Breivik was sentenced to 21 years – the maximum penalty a court in Norway can impose, though it can be extended for as long as he is deemed a threat – for carrying out the attacks on 22 July 2011.

He has challenged the terms of his sentence before, winning part of his human rights case against the Norwegian state in 2016 before it was overturned the following year.

The 44-year-old currently spends his time in a dedicated section of Ringerike prison – located on the shores of the lake that surrounds the island of Utoeya, where he shot dead 69 people.

Many of those killed on Utoeya were teenagers involved with the Norwegian Labour Party’s youth wing, the AUF. The attacks remain Norway’s worst peacetime atrocity.

At the prison, Breivik has access to a training room, kitchen, TV room and a bathroom, which pictures from a visit last month by Norwegian news agency NTB showed.

Lawyers for the justice ministry argue Breivik enjoys “a wide range of activities” such as cooking, games, walks, basketball and studies.

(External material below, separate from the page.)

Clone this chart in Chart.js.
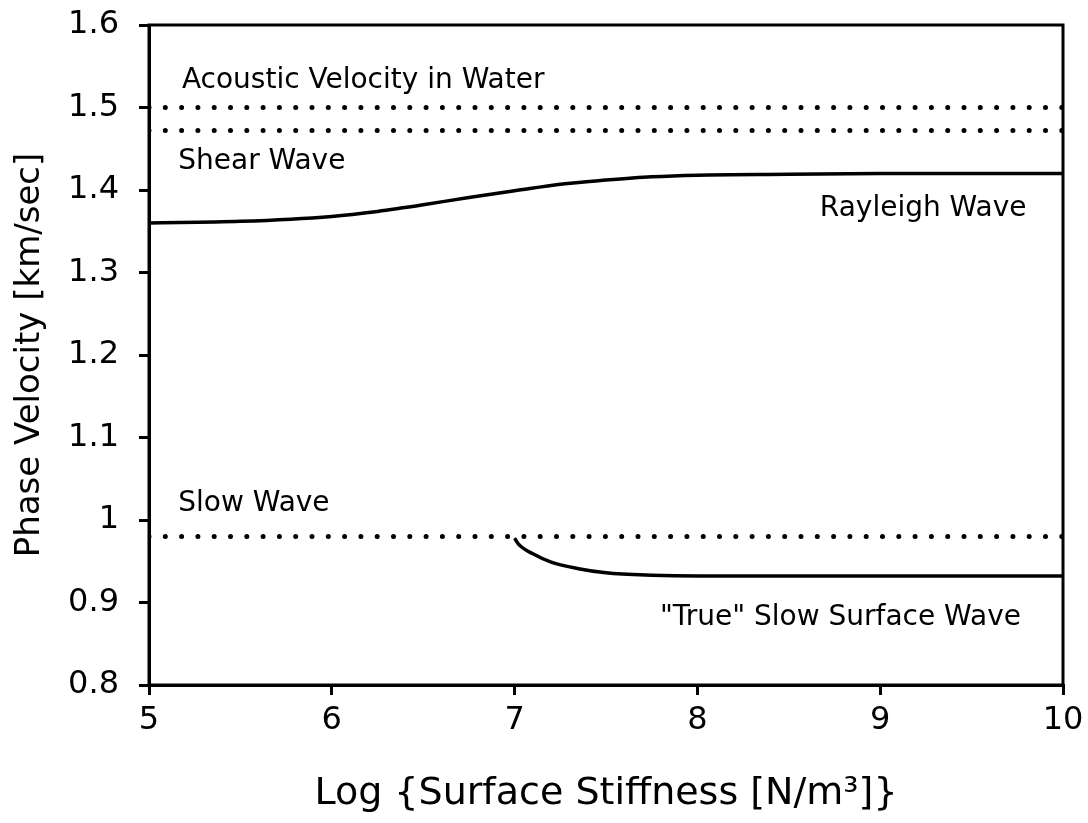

They also say his isolation is “relative” as he has contact with guards, a priest, health professionals and, until recently, a volunteer who Breivik no longer wishes to see.

He also sees two inmates for an hour every other week, the lawyers said.

“An extraordinarily dangerous inmate requires extraordinary measures,” Andreas Hjetland told the court on Monday.

“He is still proud of what he has done. He still holds the same ideological views,” Hjetland said.

The judge will deliver a verdict in the coming weeks. There is no jury.

Ingrid Kragh Swang, whose eldest son survived the attack on Utoeya, told Norweigan broadcaster NRK she was “sick and tired of this being brought up again and again”.

“It wears us down and tears something up in us,” she added.

Breivik unsuccessfully applied for parole in 2022, with the court ruling he had not changed and remained a risk to society.